境内周囲には木々が茂り、社殿左側には沢山の末社が纏められている。無形民俗文化財指定の「知形囃子」が奉納される神社として知られている。
社号標 境内の様子 鳥居の形式は明神鳥居
例祭では、享保年間から氏子により始められたと伝わる、無形民俗文化財指定・知形囃子が奏されている。
知形囃子(昭和三十七年十二月二十五日指定)
享保九年(1794年)頃知形神社の氏子により受け継がれたものである。毎年七月十五日夏祭りに十一の廊を神輿の渡御の先導になって奏でられたもので知形の囃子、馬鹿囃子、街道下り三曲よりなっている。秩父囃子の源流といわれ、よく似ている
拝 殿
拝殿に向かって左側に境内社がある。
左手前から八坂神社、諏訪神社、琴平宮、雷電神社、見目神社、(?)、手長神社、稲荷神社、八幡神社、荒川神社、金山神社、天満宮、愛宕神社。

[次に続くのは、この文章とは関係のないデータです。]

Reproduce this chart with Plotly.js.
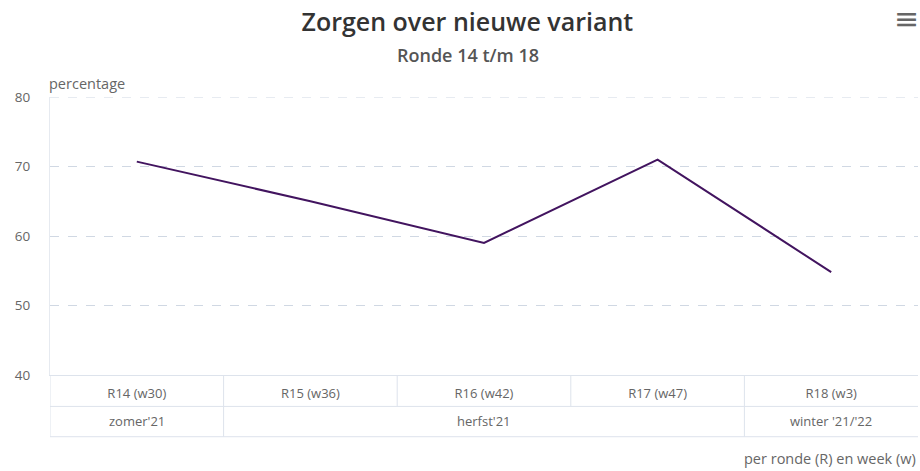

また反対側には御神木の幹に2つ石祠があったが、カメラの容量の関係で撮影できなかった。
歴史学者、民俗学者で有名な柳田國男の著書「定本 柳田國男集」によると、「ちかた」とは、門神、門を守護する神のことであるという。古語拾遺に「豊磐間戸命・櫛磐間戸命の二柱の神をして、殿門を守衛らしむ。是並、太玉命の子也」とある。深谷市本住町に鎮座する富士浅間神社、旧名智形神社の祭神(配祀)が天太玉命であるというのは、このことと関連するのだろう。また天太玉命は、主神の瓊瓊杵命が天降ったときの伴の五柱の神の一柱でもある。
川本町田中の地は、東西に熊谷と秩父、南北に深谷と嵐山を結び、さらに荒川水流を臨む交通の要所という。この地に知形神社が鎮座しているということは、何か深い意味があることなのだろうが現状それ以上は不明だ。